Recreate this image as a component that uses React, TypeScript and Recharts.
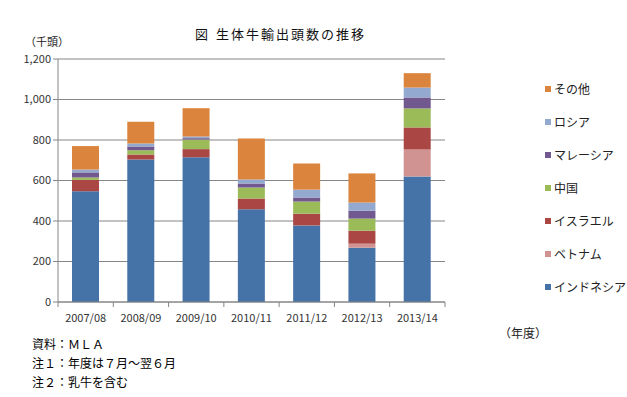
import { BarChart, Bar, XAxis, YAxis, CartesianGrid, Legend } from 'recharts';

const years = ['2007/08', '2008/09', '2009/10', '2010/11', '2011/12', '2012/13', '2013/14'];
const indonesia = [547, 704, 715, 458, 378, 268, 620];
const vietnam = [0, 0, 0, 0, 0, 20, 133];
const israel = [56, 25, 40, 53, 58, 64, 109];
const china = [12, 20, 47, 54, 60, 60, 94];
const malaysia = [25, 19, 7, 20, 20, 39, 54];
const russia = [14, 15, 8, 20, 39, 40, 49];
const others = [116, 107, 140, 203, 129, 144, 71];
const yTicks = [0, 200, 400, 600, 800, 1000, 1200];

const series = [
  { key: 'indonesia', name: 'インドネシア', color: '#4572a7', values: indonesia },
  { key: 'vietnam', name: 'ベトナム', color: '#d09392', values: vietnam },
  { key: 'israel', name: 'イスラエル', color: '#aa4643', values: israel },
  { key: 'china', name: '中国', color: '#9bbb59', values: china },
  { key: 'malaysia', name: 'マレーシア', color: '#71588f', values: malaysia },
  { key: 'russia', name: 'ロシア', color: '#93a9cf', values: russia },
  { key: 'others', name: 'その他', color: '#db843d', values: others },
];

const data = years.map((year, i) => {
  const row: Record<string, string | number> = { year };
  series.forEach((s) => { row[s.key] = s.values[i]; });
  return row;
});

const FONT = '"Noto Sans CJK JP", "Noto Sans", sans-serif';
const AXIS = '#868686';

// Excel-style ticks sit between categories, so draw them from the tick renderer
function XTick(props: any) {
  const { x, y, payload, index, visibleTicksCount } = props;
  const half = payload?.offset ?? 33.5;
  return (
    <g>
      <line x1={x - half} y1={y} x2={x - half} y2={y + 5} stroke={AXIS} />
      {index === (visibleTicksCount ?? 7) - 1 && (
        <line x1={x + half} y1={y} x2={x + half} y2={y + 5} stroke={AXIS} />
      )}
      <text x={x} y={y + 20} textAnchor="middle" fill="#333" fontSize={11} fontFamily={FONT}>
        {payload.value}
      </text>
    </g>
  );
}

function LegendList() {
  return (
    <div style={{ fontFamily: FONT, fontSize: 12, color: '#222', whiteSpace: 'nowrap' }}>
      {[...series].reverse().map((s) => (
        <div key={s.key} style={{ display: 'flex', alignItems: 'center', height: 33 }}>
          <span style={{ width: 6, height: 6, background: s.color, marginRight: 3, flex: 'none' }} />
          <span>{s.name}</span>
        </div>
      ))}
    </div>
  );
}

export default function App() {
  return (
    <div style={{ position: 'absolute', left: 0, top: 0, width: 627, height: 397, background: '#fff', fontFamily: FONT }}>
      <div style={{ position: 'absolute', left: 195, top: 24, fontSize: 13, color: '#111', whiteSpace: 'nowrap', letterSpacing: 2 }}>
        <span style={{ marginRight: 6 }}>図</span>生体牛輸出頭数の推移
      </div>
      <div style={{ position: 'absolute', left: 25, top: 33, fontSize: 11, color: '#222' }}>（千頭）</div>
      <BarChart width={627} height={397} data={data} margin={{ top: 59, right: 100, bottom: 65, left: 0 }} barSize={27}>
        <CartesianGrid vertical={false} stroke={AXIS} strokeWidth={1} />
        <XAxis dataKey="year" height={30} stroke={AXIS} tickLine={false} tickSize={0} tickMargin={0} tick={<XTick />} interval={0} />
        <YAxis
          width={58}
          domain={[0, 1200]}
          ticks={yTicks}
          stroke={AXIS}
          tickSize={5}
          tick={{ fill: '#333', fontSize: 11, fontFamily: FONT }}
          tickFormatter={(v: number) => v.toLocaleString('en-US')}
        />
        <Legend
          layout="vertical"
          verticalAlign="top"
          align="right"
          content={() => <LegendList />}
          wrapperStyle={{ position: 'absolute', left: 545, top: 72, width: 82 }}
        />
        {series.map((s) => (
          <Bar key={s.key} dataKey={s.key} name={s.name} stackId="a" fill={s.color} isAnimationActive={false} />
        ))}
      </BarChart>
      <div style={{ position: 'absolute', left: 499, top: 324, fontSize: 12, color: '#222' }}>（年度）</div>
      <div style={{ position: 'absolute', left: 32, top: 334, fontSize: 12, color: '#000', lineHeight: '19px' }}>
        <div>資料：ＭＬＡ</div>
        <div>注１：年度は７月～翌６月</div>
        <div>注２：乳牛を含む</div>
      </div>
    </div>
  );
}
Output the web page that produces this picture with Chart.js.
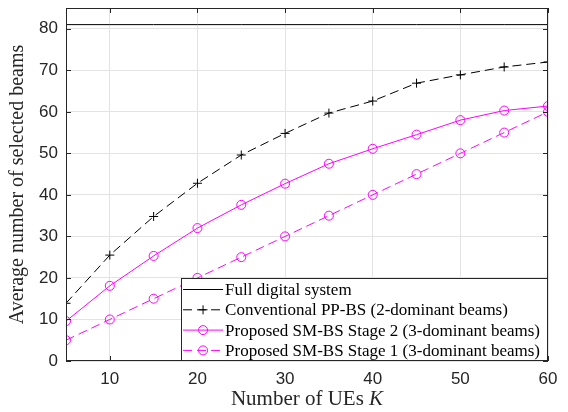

# # # # #

# [SHORT PROBLEM]
Ignore the images and quote every line of the listing exactly.

# [CORRECT ANSWER]
Recreate this image as a component that uses React, TypeScript and Recharts.
import { BarChart, Bar, XAxis, YAxis, CartesianGrid, Legend } from 'recharts';

const years = ['2007/08', '2008/09', '2009/10', '2010/11', '2011/12', '2012/13', '2013/14'];
const indonesia = [547, 704, 715, 458, 378, 268, 620];
const vietnam = [0, 0, 0, 0, 0, 20, 133];
const israel = [56, 25, 40, 53, 58, 64, 109];
const china = [12, 20, 47, 54, 60, 60, 94];
const malaysia = [25, 19, 7, 20, 20, 39, 54];
const russia = [14, 15, 8, 20, 39, 40, 49];
const others = [116, 107, 140, 203, 129, 144, 71];
const yTicks = [0, 200, 400, 600, 800, 1000, 1200];

const series = [
  { key: 'indonesia', name: 'インドネシア', color: '#4572a7', values: indonesia },
  { key: 'vietnam', name: 'ベトナム', color: '#d09392', values: vietnam },
  { key: 'israel', name: 'イスラエル', color: '#aa4643', values: israel },
  { key: 'china', name: '中国', color: '#9bbb59', values: china },
  { key: 'malaysia', name: 'マレーシア', color: '#71588f', values: malaysia },
  { key: 'russia', name: 'ロシア', color: '#93a9cf', values: russia },
  { key: 'others', name: 'その他', color: '#db843d', values: others },
];

const data = years.map((year, i) => {
  const row: Record<string, string | number> = { year };
  series.forEach((s) => { row[s.key] = s.values[i]; });
  return row;
});

const FONT = '"Noto Sans CJK JP", "Noto Sans", sans-serif';
const AXIS = '#868686';

// Excel-style ticks sit between categories, so draw them from the tick renderer
function XTick(props: any) {
  const { x, y, payload, index, visibleTicksCount } = props;
  const half = payload?.offset ?? 33.5;
  return (
    <g>
      <line x1={x - half} y1={y} x2={x - half} y2={y + 5} stroke={AXIS} />
      {index === (visibleTicksCount ?? 7) - 1 && (
        <line x1={x + half} y1={y} x2={x + half} y2={y + 5} stroke={AXIS} />
      )}
      <text x={x} y={y + 20} textAnchor="middle" fill="#333" fontSize={11} fontFamily={FONT}>
        {payload.value}
      </text>
    </g>
  );
}

function LegendList() {
  return (
    <div style={{ fontFamily: FONT, fontSize: 12, color: '#222', whiteSpace: 'nowrap' }}>
      {[...series].reverse().map((s) => (
        <div key={s.key} style={{ display: 'flex', alignItems: 'center', height: 33 }}>
          <span style={{ width: 6, height: 6, background: s.color, marginRight: 3, flex: 'none' }} />
          <span>{s.name}</span>
        </div>
      ))}
    </div>
  );
}

export default function App() {
  return (
    <div style={{ position: 'absolute', left: 0, top: 0, width: 627, height: 397, background: '#fff', fontFamily: FONT }}>
      <div style={{ position: 'absolute', left: 195, top: 24, fontSize: 13, color: '#111', whiteSpace: 'nowrap', letterSpacing: 2 }}>
        <span style={{ marginRight: 6 }}>図</span>生体牛輸出頭数の推移
      </div>
      <div style={{ position: 'absolute', left: 25, top: 33, fontSize: 11, color: '#222' }}>（千頭）</div>
      <BarChart width={627} height={397} data={data} margin={{ top: 59, right: 100, bottom: 65, left: 0 }} barSize={27}>
        <CartesianGrid vertical={false} stroke={AXIS} strokeWidth={1} />
        <XAxis dataKey="year" height={30} stroke={AXIS} tickLine={false} tickSize={0} tickMargin={0} tick={<XTick />} interval={0} />
        <YAxis
          width={58}
          domain={[0, 1200]}
          ticks={yTicks}
          stroke={AXIS}
          tickSize={5}
          tick={{ fill: '#333', fontSize: 11, fontFamily: FONT }}
          tickFormatter={(v: number) => v.toLocaleString('en-US')}
        />
        <Legend
          layout="vertical"
          verticalAlign="top"
          align="right"
          content={() => <LegendList />}
          wrapperStyle={{ position: 'absolute', left: 545, top: 72, width: 82 }}
        />
        {series.map((s) => (
          <Bar key={s.key} dataKey={s.key} name={s.name} stackId="a" fill={s.color} isAnimationActive={false} />
        ))}
      </BarChart>
      <div style={{ position: 'absolute', left: 499, top: 324, fontSize: 12, color: '#222' }}>（年度）</div>
      <div style={{ position: 'absolute', left: 32, top: 334, fontSize: 12, color: '#000', lineHeight: '19px' }}>
        <div>資料：ＭＬＡ</div>
        <div>注１：年度は７月～翌６月</div>
        <div>注２：乳牛を含む</div>
      </div>
    </div>
  );
}
Output the web page that produces this picture with Chart.js.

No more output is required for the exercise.